Because the court system simply doesn’t have the staff to hear every case, and because the law recognizes that people often have to deal with each other after a case is over, the law encourages people to settle their disputes. Unfortunately, sometimes the settlement isn’t performed as agreed. A recent case from the Oregon Court of Appeals discusses what to do when that happens.
Clarence Rucker loaned money to a group of borrowers (who, judging by their names, probably included relatives). The borrowers gave him a promissory note, stating that they would pay on a schedule. The borrowers eventually were unable to pay the entire note. When Clarence asked them to pay, they asked for a credit for services caring for Clarence.
At that point, Clarence and the borrowers agreed to meet with a judge to mediate the dispute. At the mediation, they reached a settlement for less money, which they then placed on the court’s official record to make it enforceable. Everyone was asked by the judge whether the settlement was what they had agreed to, and everyone said yes. After that, a written settlement agreement was prepared, which everyone signed.
Clarence died shortly after the settlement agreement was signed. His estate distributed interests in the note to several beneficiaries, and then sued the borrowers for payment on the note. The borrowers argued that the settlement was a new contract and that the note was no longer in effect.
The court had to decide whether the note or the settlement controlled. The law allows people to settle disputes either by creating new contracts, which replace the entire original contract, or by substituting new obligations under old contracts, in which case the original contract (the note) remains in effect. When there’s a dispute about what the settlement means, the court has to decide what the parties intended.
Intent, when trying to interpret a contract, isn’t decided by what the parties think. It’s decided by what they say and how they act. In this case, the court read the settlement agreement and reviewed the court record from the mediation. The settlement said that it was a resolution of “all claims between the parties” and that the parties released each other from claims arising from both the loan and the services provided by the borrowers. Based on that, the court decided that the settlement was intended to be an entirely new contract, and that the estate could not sue on the note.
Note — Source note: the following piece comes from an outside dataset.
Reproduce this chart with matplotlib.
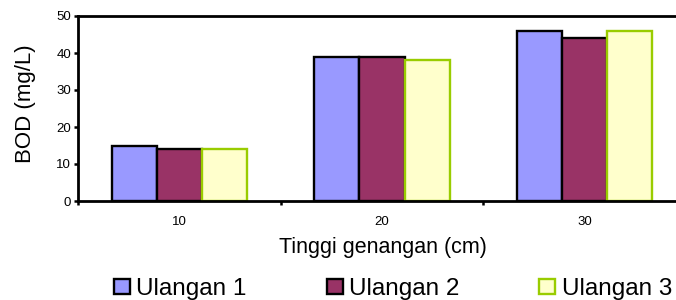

Most settlement agreements are written similarly to the form in this case. This means that usually, the settlement cancels any prior claims, and that if there’s a problem, it’s the settlement that controls. If you want to keep an earlier contract in effect when settling a dispute, you probably need to make absolutely clear that that’s what you intend, both in the negotiations and in the final documents. Make sure your lawyer knows as soon as you decide that you want to keep the old contract going so that he or she knows not to bargain it away for you.